Copy all of the material word for word, except for the pictures.

┏━━

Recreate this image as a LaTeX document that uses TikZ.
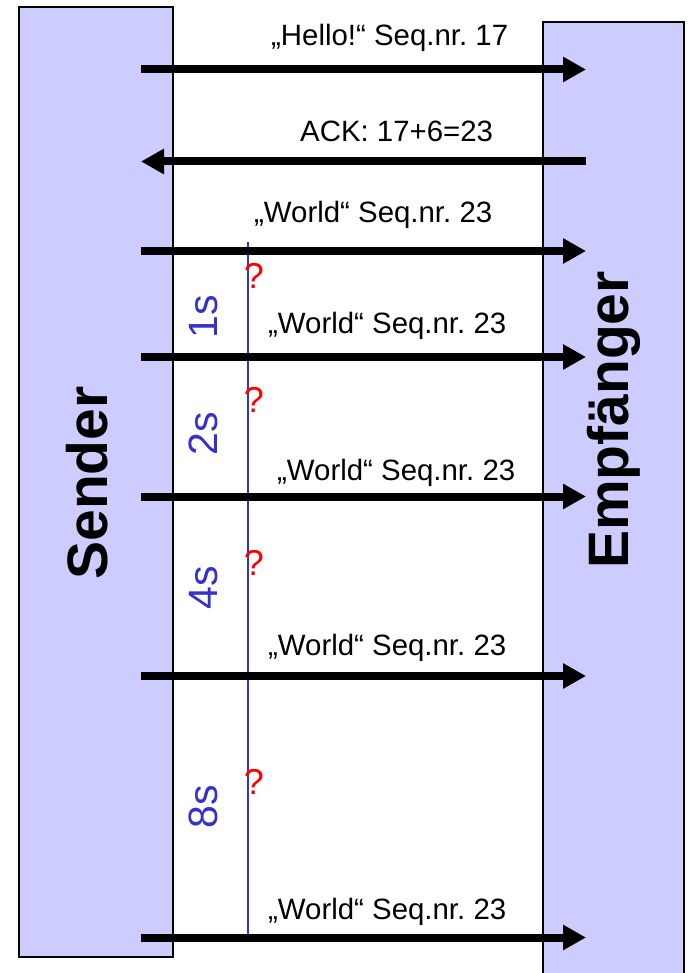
\documentclass[tikz,border=0pt]{standalone}
\usepackage{fontspec}
\setmainfont{Liberation Sans}
\usetikzlibrary{arrows.meta}
\definecolor{boxfill}{RGB}{204,204,255}
\definecolor{timeblue}{RGB}{51,51,204}
\frenchspacing
\begin{document}
\begin{tikzpicture}[x=1pt,y=-1pt,
  party/.style={draw=black, line width=2pt, fill=boxfill, inner sep=0pt},
  msg/.style={line width=8pt, -{Triangle[length=23pt,width=24pt]}},
  msgtext/.style={anchor=base west, inner sep=0pt, font=\fontsize{29.4}{34}\selectfont},
  partytext/.style={rotate=90, anchor=base, inner sep=0pt, font=\fontsize{57}{66}\selectfont\bfseries},
  timetext/.style={rotate=90, anchor=base, inner sep=0pt, text=timeblue, font=\fontsize{41}{48}\selectfont},
  qmark/.style={anchor=base, inner sep=0pt, text=red, font=\fontsize{36}{42}\selectfont},
  timeline/.style={draw=timeblue, line width=2pt}]
\useasboundingbox (0,0) rectangle (687,973);
\clip (0,0) rectangle (687,973);
\fill[white] (0,0) rectangle (687,973);

% parties
\node[party, minimum width=154pt, minimum height=950pt] (senderbox) at (96,482) {};
\node[party, minimum width=141pt, minimum height=978pt] (empfbox) at (613.5,511) {};
\node[partytext] (sender) at (107,483) {Sender};
\node[partytext] (empf) at (628,420) {Empfänger};

% timeline
\coordinate (tltop) at (248,242);
\coordinate (tlbot) at (248,937);
\draw[timeline] (tltop) -- (tlbot);

% time labels
\node[timetext] (t1) at (217,317) {1s};
\node[timetext] (t2) at (217,434) {2s};
\node[timetext] (t4) at (217,588) {4s};
\node[timetext] (t8) at (217,807) {8s};

% question marks
\node[qmark] (q1) at (254,288) {?};
\node[qmark] (q2) at (254,412) {?};
\node[qmark] (q3) at (254,575) {?};
\node[qmark] (q4) at (254,794) {?};

% arrow end points
\foreach \i/\y in {1/69.5,2/161.5,3/251,4/357,5/496.5,6/676,7/937.5}{
  \coordinate (s\i) at (141,\y);
  \coordinate (e\i) at (586,\y);
}
\draw[msg] (s1) -- (e1);
\draw[msg] (e2) -- (s2);
\draw[msg] (s3) -- (e3);
\draw[msg] (s4) -- (e4);
\draw[msg] (s5) -- (e5);
\draw[msg] (s6) -- (e6);
\draw[msg] (s7) -- (e7);

% message texts
\node[msgtext] (m1) at (271,46) {„Hello!“ Seq.nr. 17};
\node[msgtext] (m2) at (300,142) {ACK: 17+6=23};
\node[msgtext] (m3) at (254,223) {„World“ Seq.nr. 23};
\node[msgtext] (m4) at (268,333) {„World“ Seq.nr. 23};
\node[msgtext] (m5) at (277,480) {„World“ Seq.nr. 23};
\node[msgtext] (m6) at (268,655) {„World“ Seq.nr. 23};
\node[msgtext] (m7) at (268,919) {„World“ Seq.nr. 23};
\end{tikzpicture}
\end{document}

┗━━

**The answer**
Recreate this image as a LaTeX document that uses TikZ.
\documentclass[tikz,border=0pt]{standalone}
\usepackage{fontspec}
\setmainfont{Liberation Sans}
\usetikzlibrary{arrows.meta}
\definecolor{boxfill}{RGB}{204,204,255}
\definecolor{timeblue}{RGB}{51,51,204}
\frenchspacing
\begin{document}
\begin{tikzpicture}[x=1pt,y=-1pt,
  party/.style={draw=black, line width=2pt, fill=boxfill, inner sep=0pt},
  msg/.style={line width=8pt, -{Triangle[length=23pt,width=24pt]}},
  msgtext/.style={anchor=base west, inner sep=0pt, font=\fontsize{29.4}{34}\selectfont},
  partytext/.style={rotate=90, anchor=base, inner sep=0pt, font=\fontsize{57}{66}\selectfont\bfseries},
  timetext/.style={rotate=90, anchor=base, inner sep=0pt, text=timeblue, font=\fontsize{41}{48}\selectfont},
  qmark/.style={anchor=base, inner sep=0pt, text=red, font=\fontsize{36}{42}\selectfont},
  timeline/.style={draw=timeblue, line width=2pt}]
\useasboundingbox (0,0) rectangle (687,973);
\clip (0,0) rectangle (687,973);
\fill[white] (0,0) rectangle (687,973);

% parties
\node[party, minimum width=154pt, minimum height=950pt] (senderbox) at (96,482) {};
\node[party, minimum width=141pt, minimum height=978pt] (empfbox) at (613.5,511) {};
\node[partytext] (sender) at (107,483) {Sender};
\node[partytext] (empf) at (628,420) {Empfänger};

% timeline
\coordinate (tltop) at (248,242);
\coordinate (tlbot) at (248,937);
\draw[timeline] (tltop) -- (tlbot);

% time labels
\node[timetext] (t1) at (217,317) {1s};
\node[timetext] (t2) at (217,434) {2s};
\node[timetext] (t4) at (217,588) {4s};
\node[timetext] (t8) at (217,807) {8s};

% question marks
\node[qmark] (q1) at (254,288) {?};
\node[qmark] (q2) at (254,412) {?};
\node[qmark] (q3) at (254,575) {?};
\node[qmark] (q4) at (254,794) {?};

% arrow end points
\foreach \i/\y in {1/69.5,2/161.5,3/251,4/357,5/496.5,6/676,7/937.5}{
  \coordinate (s\i) at (141,\y);
  \coordinate (e\i) at (586,\y);
}
\draw[msg] (s1) -- (e1);
\draw[msg] (e2) -- (s2);
\draw[msg] (s3) -- (e3);
\draw[msg] (s4) -- (e4);
\draw[msg] (s5) -- (e5);
\draw[msg] (s6) -- (e6);
\draw[msg] (s7) -- (e7);

% message texts
\node[msgtext] (m1) at (271,46) {„Hello!“ Seq.nr. 17};
\node[msgtext] (m2) at (300,142) {ACK: 17+6=23};
\node[msgtext] (m3) at (254,223) {„World“ Seq.nr. 23};
\node[msgtext] (m4) at (268,333) {„World“ Seq.nr. 23};
\node[msgtext] (m5) at (277,480) {„World“ Seq.nr. 23};
\node[msgtext] (m6) at (268,655) {„World“ Seq.nr. 23};
\node[msgtext] (m7) at (268,919) {„World“ Seq.nr. 23};
\end{tikzpicture}
\end{document}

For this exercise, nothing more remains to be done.